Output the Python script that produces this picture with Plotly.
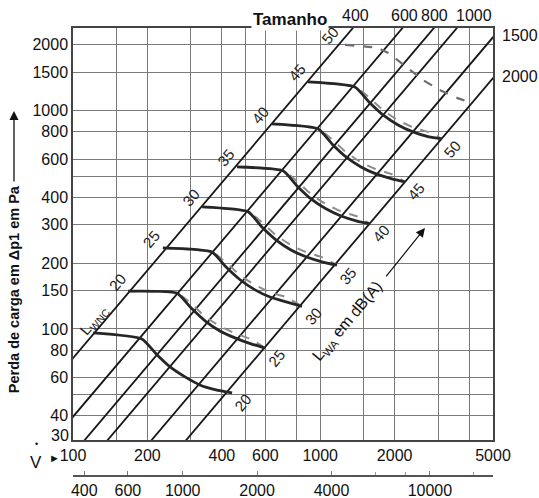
import numpy as np
import plotly.graph_objects as go

# ---------------- data ----------------
# Size lines ("Tamanho"): flow (l/s) where each line crosses 100 Pa, common log-log slope
size_labels = [400, 600, 800, 1000, 1500, 2000]
size_flow_at_100pa = [126, 200, 268, 332, 500, 690]
size_slope = 1.336

# main axis ticks (flow in l/s, pressure loss in Pa)
flow_ticks = [100, 150, 200, 300, 400, 500, 600, 800, 1000, 1500, 2000, 3000, 4000, 5000]
flow_ticklabels = ['100', '', '200', '', '400', '', '600', '', '1000', '', '2000', '', '', '5000']
dp_ticks = [40, 50, 60, 80, 100, 150, 200, 300, 400, 500, 600, 800, 1000, 1500, 2000]
dp_ticklabels = ['40', '', '60', '80', '100', '150', '200', '300', '400', '', '600', '800', '1000', '1500', '2000']
# secondary flow axis (m3/h)
flow_m3h_ticks = [400, 600, 1000, 2000, 4000, 10000]
flow_m3h_minor = [6000, 8000, 15000]

# sound power curves: flow (l/s) and pressure loss (Pa)
curve_flows = [
    [120.5, 190, 217, 247, 284, 326, 379, 440],
    [167, 263, 300, 342, 393, 452, 525, 598],
    [231, 365, 416, 474, 545, 627, 727, 844],
    [333, 511, 581, 662, 762, 876, 1017, 1169],
    [461, 707, 806, 918, 1055, 1214, 1409, 1590],
    [638, 980, 1116, 1272, 1462, 1681, 1952, 2203],
    [893, 1382, 1575, 1795, 2064, 2373, 2754, 3109],
]
curve_dps = [
    [95.9, 90.0, 76.8, 67.0, 60.3, 55.4, 52.6, 50.9],
    [149, 146, 125, 109, 97.9, 91.0, 85.4, 81.8],
    [235, 225, 192, 168, 151, 140, 133, 127],
    [362, 344, 293, 256, 230, 214, 203, 196],
    [552, 530, 452, 394, 355, 329, 312, 303],
    [869, 825, 704, 614, 552, 513, 487, 472],
    [1354, 1284, 1096, 956, 860, 799, 758, 742],
]
# dashed companion curves (same flows, slightly different pressure loss)
companion_dps = [
    None,
    [149, 146, 131, 114, 103, 95.5, 89.7, 81.8],
    [235, 225, 202, 176, 159, 147, 140, 127],
    [362, 344, 308, 269, 242, 225, 213, 196],
    [552, 530, 475, 414, 373, 345, 328, 303],
    [869, 825, 739, 645, 580, 539, 511, 472],
    [1354, 1284, 1151, 1004, 903, 839, 796, 742],
]
# top curve, dashed only
top_dashed_flow = [1260, 1697, 1881, 2308, 2605, 3051, 3576, 4111]
top_dashed_dp = [2000, 1938, 1838, 1537, 1382, 1244, 1144, 1085]

lwnc_labels = [None, '20', '25', '30', '35', '40', '45']
lwa_labels = ['20', '25', '30', '35', '40', '45', '50']
top_curve_lwnc = '50'

# ---------------- figure ----------------
FLOW_MIN, FLOW_MAX = 100, 5000
DP_MIN, DP_MAX = 31, 2390

fig = go.Figure()

# size lines
for v100 in size_flow_at_100pa:
    pts = [20, 3000]
    v = [v100 * (p / 100) ** (1 / size_slope) for p in pts]
    fig.add_trace(go.Scatter(x=v, y=pts, mode='lines',
                             line=dict(color='#161616', width=1.8),
                             hoverinfo='skip', showlegend=False))

# dashed companions
for fl, dp in zip(curve_flows, companion_dps):
    if dp is None:
        continue
    fig.add_trace(go.Scatter(x=fl, y=dp, mode='lines',
                             line=dict(color='#8c8c8c', width=2, dash='dash', shape='spline', smoothing=0.5),
                             hoverinfo='skip', showlegend=False))
fig.add_trace(go.Scatter(x=top_dashed_flow, y=top_dashed_dp, mode='lines',
                         line=dict(color='#6e6e6e', width=2.2, dash='dash', shape='spline', smoothing=0.5),
                         hoverinfo='skip', showlegend=False))

# solid curves
for fl, dp in zip(curve_flows, curve_dps):
    fig.add_trace(go.Scatter(x=fl, y=dp, mode='lines',
                             line=dict(color='#262626', width=2.8, shape='spline', smoothing=0.5),
                             hoverinfo='skip', showlegend=False))

# dummy trace for the secondary (m3/h) axis
fig.add_trace(go.Scatter(x=flow_m3h_ticks, y=[100] * len(flow_m3h_ticks), xaxis='x2', yaxis='y',
                         mode='markers', marker=dict(opacity=0), hoverinfo='skip', showlegend=False))

ann = []
lab_font = dict(family='Liberation Sans, Arial, sans-serif', size=15, color='#222')

# curve labels
for fl, dp, l1, l2 in zip(curve_flows, curve_dps, lwnc_labels, lwa_labels):
    if l1:
        ann.append(dict(x=np.log10(fl[0]), y=np.log10(dp[0]), xref='x', yref='y', text=l1,
                        showarrow=False, textangle=-50, font=lab_font, xshift=-11, yshift=9,
                        xanchor='center', yanchor='middle'))
    if l2:
        ann.append(dict(x=np.log10(fl[-1]), y=np.log10(dp[-1]), xref='x', yref='y', text=l2,
                        showarrow=False, textangle=-50, font=lab_font, xshift=11, yshift=-10,
                        xanchor='center', yanchor='middle'))
ann.append(dict(x=np.log10(top_dashed_flow[0]), y=np.log10(top_dashed_dp[0]), xref='x', yref='y',
                text=top_curve_lwnc, showarrow=False, textangle=-50, font=lab_font, xshift=-15, yshift=9,
                xanchor='center', yanchor='middle'))

# size line labels (top edge or right edge)
top_nudge = [3, 2, 1, 17]
i_top = 0
for lab, v100 in zip(size_labels, size_flow_at_100pa):
    v_cross = v100 * (DP_MAX / 100) ** (1 / size_slope)
    if v_cross <= FLOW_MAX:
        ann.append(dict(x=np.log10(v_cross), y=1.0268, xref='x', yref='paper', text=str(lab),
                        showarrow=False, xanchor='center', yanchor='middle',
                        xshift=top_nudge[i_top], font=dict(size=16, color='#111')))
        i_top += 1
    else:
        p_cross = 100 * (FLOW_MAX / v100) ** size_slope
        ann.append(dict(x=1, y=np.log10(p_cross), xref='paper', yref='y', text=str(lab),
                        showarrow=False, xanchor='left', yanchor='middle', xshift=7, yshift=2,
                        font=dict(size=16, color='#111')))

C = dict(xanchor='center', yanchor='middle')
ann += [
    dict(x=0.5167, y=1.0179, xref='paper', yref='paper', text='Tamanho', showarrow=False,
         bgcolor='white', font=dict(size=17, color='#111', weight='bold'), **C),
    dict(x=-0.1405, y=0.417, xref='paper', yref='paper', text='Perda de carga em Δp1 em Pa',
         showarrow=False, textangle=-90, font=dict(size=14.5, color='#111', weight='bold'), **C),
    dict(x=-0.1405, y=0.815, xref='paper', yref='paper', text='', showarrow=True,
         ax=0, ay=72, arrowhead=2, arrowsize=1.4, arrowwidth=1.3, arrowcolor='#111'),
    dict(x=0, y=0.0893, xref='paper', yref='paper', text='30', showarrow=False,
         xanchor='right', yanchor='middle', xshift=-2, font=dict(size=16, color='#111')),
    dict(x=-0.088, y=0.031, xref='paper', yref='paper', text='V', showarrow=False,
         font=dict(size=17, color='#111'), **C),
    dict(x=-0.088, y=0.072, xref='paper', yref='paper', text='•', showarrow=False,
         font=dict(size=9, color='#111'), borderpad=0, **C),
    dict(x=-0.045, y=0.040, xref='paper', yref='paper', text='►', showarrow=False,
         font=dict(size=11, color='#111'), **C),
    dict(x=0.05, y=0.348, xref='paper', yref='paper', text='L<sub>WNC</sub>', showarrow=False,
         textangle=-50, font=dict(size=15, color='#222'), **C),
    dict(x=0.6548, y=0.3438, xref='paper', yref='paper', text='L<sub>WA</sub> em dB(A)', showarrow=False,
         textangle=-50, font=dict(size=16, color='#111'), **C),
    dict(x=0.838, y=0.5536, xref='paper', yref='paper', text='', showarrow=True,
         ax=-40, ay=50, arrowhead=2, arrowsize=1.5, arrowwidth=1.2, arrowcolor='#111'),
]

grid = dict(showgrid=True, gridcolor='#7a7a7a', gridwidth=1.2, zeroline=False, automargin=False,
            showline=True, mirror=True, linecolor='#444', linewidth=1.5, ticks='')

fig.update_layout(
    width=539, height=498, autosize=False,
    margin=dict(l=73, r=46, t=28, b=22, pad=0, autoexpand=False),
    paper_bgcolor='white', plot_bgcolor='white', showlegend=False,
    font=dict(family='Liberation Sans, Arial, sans-serif', size=16, color='#111'),
    xaxis=dict(type='log', range=[np.log10(FLOW_MIN), np.log10(FLOW_MAX)],
               tickmode='array', tickvals=flow_ticks, ticktext=flow_ticklabels,
               anchor='y', **grid),
    yaxis=dict(type='log', range=[np.log10(DP_MIN), np.log10(DP_MAX)], domain=[36 / 448, 1],
               tickmode='array', tickvals=dp_ticks, ticktext=dp_ticklabels, **grid),
    xaxis2=dict(type='log', overlaying='x', anchor='free', position=0, side='bottom', automargin=False,
                range=[np.log10(FLOW_MIN * 3.6), np.log10(FLOW_MAX * 3.6)],
                tickmode='array', tickvals=flow_m3h_ticks, ticktext=[str(t) for t in flow_m3h_ticks],
                showgrid=False, zeroline=False, showline=True, linecolor='#555', linewidth=1.5,
                ticks='inside', ticklen=4, tickcolor='#777',
                minor=dict(tickvals=flow_m3h_minor, ticks='inside', ticklen=3, tickcolor='#999')),
    annotations=ann,
)

fig.write_html('out.html', config={'responsive': False, 'displayModeBar': False},
               default_width='539px', default_height='498px',
               post_script="document.body.style.margin='0px';document.body.style.padding='0px';")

→ EXERCISE
Restate the material word for word from its first line through the line containing "size_slope = 1.336", both included; the pictures do not belong in it.

→ ANSWER FOR THE TASK
Output the Python script that produces this picture with Plotly.
import numpy as np
import plotly.graph_objects as go

# ---------------- data ----------------
# Size lines ("Tamanho"): flow (l/s) where each line crosses 100 Pa, common log-log slope
size_labels = [400, 600, 800, 1000, 1500, 2000]
size_flow_at_100pa = [126, 200, 268, 332, 500, 690]
size_slope = 1.336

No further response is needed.